Export passes

When the sync engine is about to export an object, it could be that it has a reference to another object that has not yet been exported. When it sees that a reference has no chance to be successful to be exported, it removes it from the export. It then put the object in the list of objects that should be retried in a second pass of the export. In the second pass, it comes back to the object and sets the reference with an update. During a single export run, the same object might be processed several times.

Assuming a completely new connector space with staged exports, a common processing sequence would be:

  • First Pass: Add all objects, but do not export references.
  • Second Pass: Update all objects with the references. With all objects being added in the first pass, the second pass should be able to set the references successfully.

Optimistically exporting references

As it might sound in the introduction of this topic, references are always sent as an update. That behavior can be controlled by the capability flag NoReferenceValuesInFirstExport. When set to "false", which is most common, then reference attributes to objects exported in an earlier batch are exported already in the first pass.

The notable connector where this is set to "true" is FIM Service. This connector always sends the add in the first pass and reference attributes in the second pass. The reason is to make troubleshooting and development easier, even if it might sound like the opposite. A connector might end up with multiple passes without the administrator realizing it. All implementations must consider this scenario and with this behavior, the FIM Service policies have to consider and implement support for this scenario.

Ordering of objects in an export

As a general rule, it is assumed that an object with many references is more likely to include objects not yet exported, causing the object to be pushed to the second pass and retried later in the same export. To avoid this as much as possible, the sync engine at the start of an export sorts all objects based on the number of references they have. The chairman of the board (with no manager reference) and groups with no members are exported first. It then continues with all normal users with only the single manager attribute set. Then the groups are processed, with the largest groups coming at the end.

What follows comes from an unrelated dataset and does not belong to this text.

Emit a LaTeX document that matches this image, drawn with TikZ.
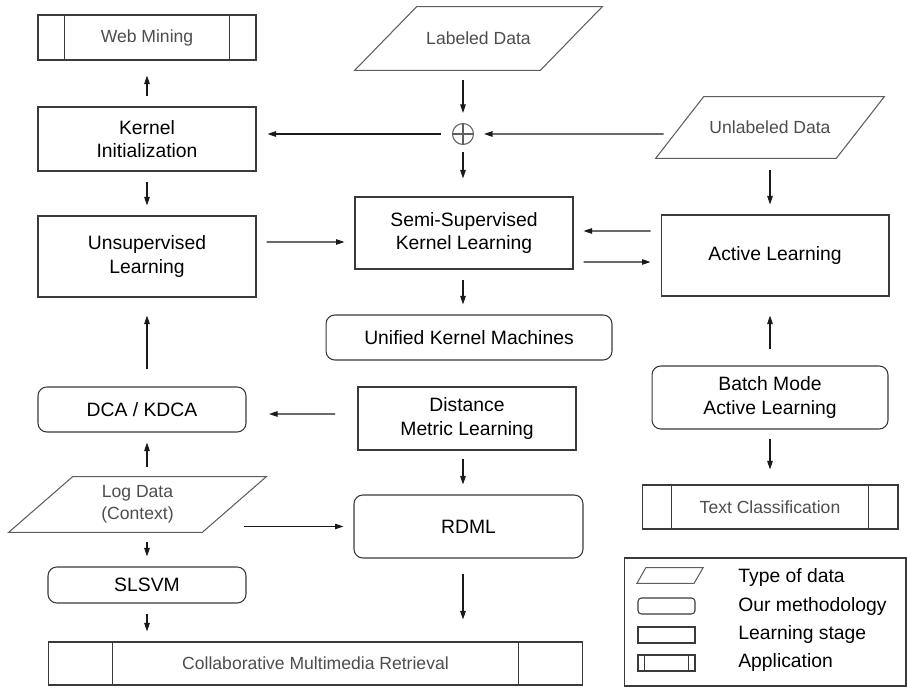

This is the reason why during export it feels like the sync engine is being slower and slower. As an example during initial sync with Azure AD Connect, it is fast in the beginning with only empty groups to export. But when it comes to all the groups with 40k-50k members, it feels like it is coming to a halt (causing a support call to Microsoft).

ECMA2 and references

During export, it might be that even though the sync engine thinks a reference attribute should succeed when writing to the target directory, it actually fails. In this case, the code should return the object-level error ExportErrorReferenceAttributeFailure. This tells the sync engine that all non-reference attributes were successful, but the reference attributes were not. It will put the object to be retried in the next pass. If there are multiple reference attributes on the object, then this error should be returned if at least one fail.

The four passes

In most cases, the connector only has to run two passes to be successful. But in the worst case, the connector might try the same object up to four times during the same export.

  • First pass exports the add and update of all non-reference attributes.
  • The second pass exports all reference attributes as a single update.
  • The third pass exports each reference attribute by itself.
  • The fourth pass exports each reference value by itself.

This algorithm allows the sync engine to slowly find out which attribute and value that is causing the export problem. Most connected directories cannot provide information on what data is causing the export problem. But the sync engines slowly tries to export all data that is "good" so only problematic data is left for the administrator to investigate.

Most connectors, not even the built-in, implements the reference retry error for all passes so it is in real life unlikely that you see all four passes in a single export.

Export and statistics

Since an object might be processed many times during a single export, the export statistics might be confusing. It could look like that many more objects were processed than expected, but that could simply be because of the multiple passes behavior.